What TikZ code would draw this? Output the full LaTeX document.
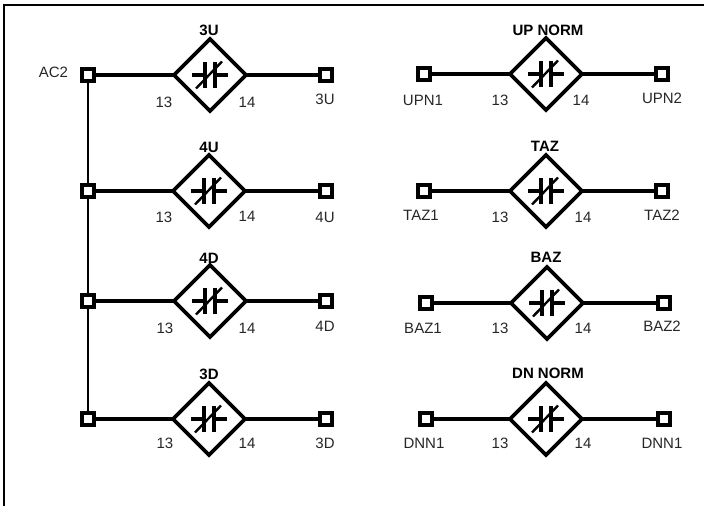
\documentclass[tikz,border=0pt]{standalone}
\usepackage{fontspec}
\setmainfont{Liberation Sans}
\usetikzlibrary{shapes.geometric}
\tikzset{
	term/.style={draw,fill=white,line width=4pt,rectangle,inner sep=0pt,outer sep=0pt,minimum size=11.5pt},
	contact/.style={draw,fill=white,line width=3.6pt,diamond,aspect=1,inner sep=0pt,outer sep=0pt,minimum size=72pt},
	lead/.style={line width=3.6pt},
	lbl/.style={font=\fontsize{15}{16}\selectfont,text=black!85,inner sep=0pt},
	ttl/.style={font=\fontsize{15}{16}\selectfont\bfseries,inner sep=0pt},
	pics/nc/.style={code={
		\draw [line width=3.6pt] (-18,0) -- (-5,0) (5,0) -- (18,0);
		\draw [line width=3.6pt] (-5,-13) -- (-5,13) (5,-13) -- (5,13);
		\draw [line width=2.4pt] (-14,13.5) -- (12,-13.5);
	}}
}
\begin{document}
\begin{tikzpicture}[x=1pt,y=-1pt]
	\useasboundingbox (0,0) rectangle (704,506);
	\coordinate (fa) at (4,506); \coordinate (fb) at (4,5); \coordinate (fc) at (704,5);
	\draw [line width=2.2pt] (fa) -- (fb) -- (fc);

	% left column
	\node [term] (a1) at (88,75) {}; \node [contact] (ka) at (210,75) {}; \node [term] (b1) at (326,75) {};
	\draw [lead] (a1) -- (ka); \draw [lead] (ka) -- (b1); \pic at (ka) {nc};
	\node [ttl] (ka t) at (209,30) {3U}; \node [lbl] (ka l) at (164,102) {13}; \node [lbl] (ka r) at (247,102) {14};
	\node [lbl] (b1 t) at (325,99) {3U}; \node [lbl] (a1 t) at (53.5,72) {AC2};

	\node [term] (a2) at (88,191) {}; \node [contact] (kb) at (209,191) {}; \node [term] (b2) at (326,191) {};
	\draw [lead] (a2) -- (kb); \draw [lead] (kb) -- (b2); \pic at (kb) {nc};
	\node [ttl] (kb t) at (209,147) {4U}; \node [lbl] (kb l) at (164,217) {13}; \node [lbl] (kb r) at (247,216) {14};
	\node [lbl] (b2 t) at (325,217) {4U};

	\node [term] (a3) at (88,301) {}; \node [contact] (kc) at (210,301) {}; \node [term] (b3) at (326,301) {};
	\draw [lead] (a3) -- (kc); \draw [lead] (kc) -- (b3); \pic at (kc) {nc};
	\node [ttl] (kc t) at (209,258) {4D}; \node [lbl] (kc l) at (165,328) {13}; \node [lbl] (kc r) at (247,328) {14};
	\node [lbl] (b3 t) at (325,326) {4D};

	\node [term] (a4) at (88,419) {}; \node [contact] (kd) at (209,419) {}; \node [term] (b4) at (326,419) {};
	\draw [lead] (a4) -- (kd); \draw [lead] (kd) -- (b4); \pic at (kd) {nc};
	\node [ttl] (kd t) at (209,374) {3D}; \node [lbl] (kd l) at (165,443) {13}; \node [lbl] (kd r) at (247,443) {14};
	\node [lbl] (b4 t) at (325,443) {3D};

	\draw [line width=2pt] (a1) -- (a2); \draw [line width=2pt] (a2) -- (a3); \draw [line width=2pt] (a3) -- (a4);

	% right column
	\node [term] (c1) at (424,74) {}; \node [contact] (ke) at (546,74) {}; \node [term] (e1) at (662,74) {};
	\draw [lead] (c1) -- (ke); \draw [lead] (ke) -- (e1); \pic at (ke) {nc};
	\node [ttl] (ke t) at (548,30) {UP NORM}; \node [lbl] (ke l) at (500,100) {13}; \node [lbl] (ke r) at (581,100) {14};
	\node [lbl] (c1 t) at (423,100) {UPN1}; \node [lbl] (e1 t) at (662,98) {UPN2};

	\node [term] (c2) at (424,191) {}; \node [contact] (kf) at (546,191) {}; \node [term] (e2) at (662,191) {};
	\draw [lead] (c2) -- (kf); \draw [lead] (kf) -- (e2); \pic at (kf) {nc};
	\node [ttl] (kf t) at (545,146) {TAZ}; \node [lbl] (kf l) at (500,217) {13}; \node [lbl] (kf r) at (583,217) {14};
	\node [lbl] (c2 t) at (421,215) {TAZ1}; \node [lbl] (e2 t) at (662,215) {TAZ2};

	\node [term] (c3) at (426,303) {}; \node [contact] (kg) at (547,303) {}; \node [term] (e3) at (664,303) {};
	\draw [lead] (c3) -- (kg); \draw [lead] (kg) -- (e3); \pic at (kg) {nc};
	\node [ttl] (kg t) at (546,257) {BAZ}; \node [lbl] (kg l) at (500,328) {13}; \node [lbl] (kg r) at (583,328) {14};
	\node [lbl] (c3 t) at (423,328) {BAZ1}; \node [lbl] (e3 t) at (662,326) {BAZ2};

	\node [term] (c4) at (426,419) {}; \node [contact] (kh) at (546,419) {}; \node [term] (e4) at (664,419) {};
	\draw [lead] (c4) -- (kh); \draw [lead] (kh) -- (e4); \pic at (kh) {nc};
	\node [ttl] (kh t) at (548,373) {DN NORM}; \node [lbl] (kh l) at (500,443) {13}; \node [lbl] (kh r) at (583,443) {14};
	\node [lbl] (c4 t) at (424,443) {DNN1}; \node [lbl] (e4 t) at (662,443) {DNN1};
\end{tikzpicture}
\end{document}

Request: Repeat the listing above exactly from its first line to the line containing "[lbl] (b2 t)", both included, and omit the pictures.

Task result:
What TikZ code would draw this? Output the full LaTeX document.
\documentclass[tikz,border=0pt]{standalone}
\usepackage{fontspec}
\setmainfont{Liberation Sans}
\usetikzlibrary{shapes.geometric}
\tikzset{
	term/.style={draw,fill=white,line width=4pt,rectangle,inner sep=0pt,outer sep=0pt,minimum size=11.5pt},
	contact/.style={draw,fill=white,line width=3.6pt,diamond,aspect=1,inner sep=0pt,outer sep=0pt,minimum size=72pt},
	lead/.style={line width=3.6pt},
	lbl/.style={font=\fontsize{15}{16}\selectfont,text=black!85,inner sep=0pt},
	ttl/.style={font=\fontsize{15}{16}\selectfont\bfseries,inner sep=0pt},
	pics/nc/.style={code={
		\draw [line width=3.6pt] (-18,0) -- (-5,0) (5,0) -- (18,0);
		\draw [line width=3.6pt] (-5,-13) -- (-5,13) (5,-13) -- (5,13);
		\draw [line width=2.4pt] (-14,13.5) -- (12,-13.5);
	}}
}
\begin{document}
\begin{tikzpicture}[x=1pt,y=-1pt]
	\useasboundingbox (0,0) rectangle (704,506);
	\coordinate (fa) at (4,506); \coordinate (fb) at (4,5); \coordinate (fc) at (704,5);
	\draw [line width=2.2pt] (fa) -- (fb) -- (fc);

	% left column
	\node [term] (a1) at (88,75) {}; \node [contact] (ka) at (210,75) {}; \node [term] (b1) at (326,75) {};
	\draw [lead] (a1) -- (ka); \draw [lead] (ka) -- (b1); \pic at (ka) {nc};
	\node [ttl] (ka t) at (209,30) {3U}; \node [lbl] (ka l) at (164,102) {13}; \node [lbl] (ka r) at (247,102) {14};
	\node [lbl] (b1 t) at (325,99) {3U}; \node [lbl] (a1 t) at (53.5,72) {AC2};

	\node [term] (a2) at (88,191) {}; \node [contact] (kb) at (209,191) {}; \node [term] (b2) at (326,191) {};
	\draw [lead] (a2) -- (kb); \draw [lead] (kb) -- (b2); \pic at (kb) {nc};
	\node [ttl] (kb t) at (209,147) {4U}; \node [lbl] (kb l) at (164,217) {13}; \node [lbl] (kb r) at (247,216) {14};
	\node [lbl] (b2 t) at (325,217) {4U};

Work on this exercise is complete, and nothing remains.